No es solo un muñeco. Lo sabemos bien. Cuando a los judíos los llamaban ratas, piojos, cucarachas, zorros o buitres en la Alemania nazi no eran solo palabras. Ni cuando Radio Mil Colinas en Ruanda llamaba cucarachas a los tutsis eran solo palabras. Ni cuando se llamaba rojos y hordas a aquellos republicanos fusilados en la posguerra, que ahora Paco Roca ha recuperado en su último libro, eran solo palabras.

De la deshumanización que obra el lenguaje ya nos habló Victor Klemperer. Sin embargo, aquí ya no hay solo lenguaje. Ya se ha pasado al plano simbólico. El muñeco. Y detrás del muñeco del presidente elegido democráticamente hay mucho más que un muñeco. Esto no son las Fallas; el contexto es bien distinto. Tampoco es una fantochada sin más: solo hay que ver los rostros del aquelarre, a medio camino entre Goya y Grosz. Aquí se agazapa el rugido de los amantes del odio, que ya dura demasiado y cuenta con demasiadas complicidades taciturnas.
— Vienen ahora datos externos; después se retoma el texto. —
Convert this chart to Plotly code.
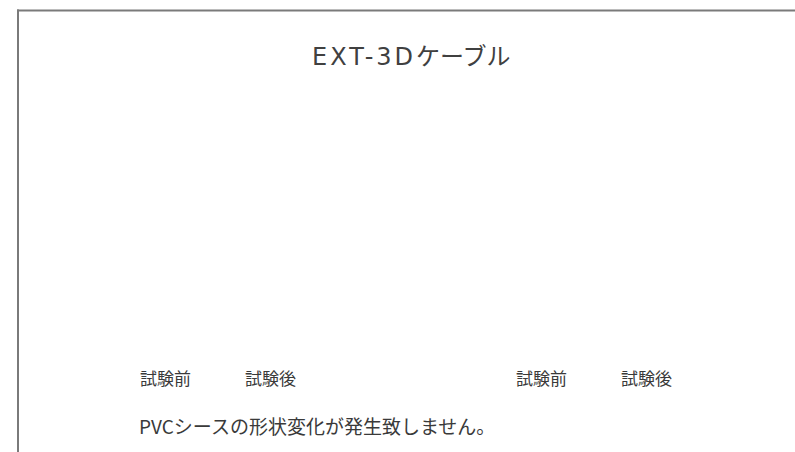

La sociedad española debería activar los anticuerpos frente a la intolerancia más cerril. Deberíamos tener mucho cuidado con frivolizar este episodio, un capítulo más de una escalada corrosiva para la convivencia. Es miope –o peor: mezquino– restarle la importancia que tienen esos golpes siniestros en mitad de la noche. No hablo de la cuestión jurídica: ni soy experto ni me parece lo medular de este asunto. Hablo del rugido del odio que tenemos en la oreja y del caldo de cultivo, de una pestilencia insoportable, que está generando.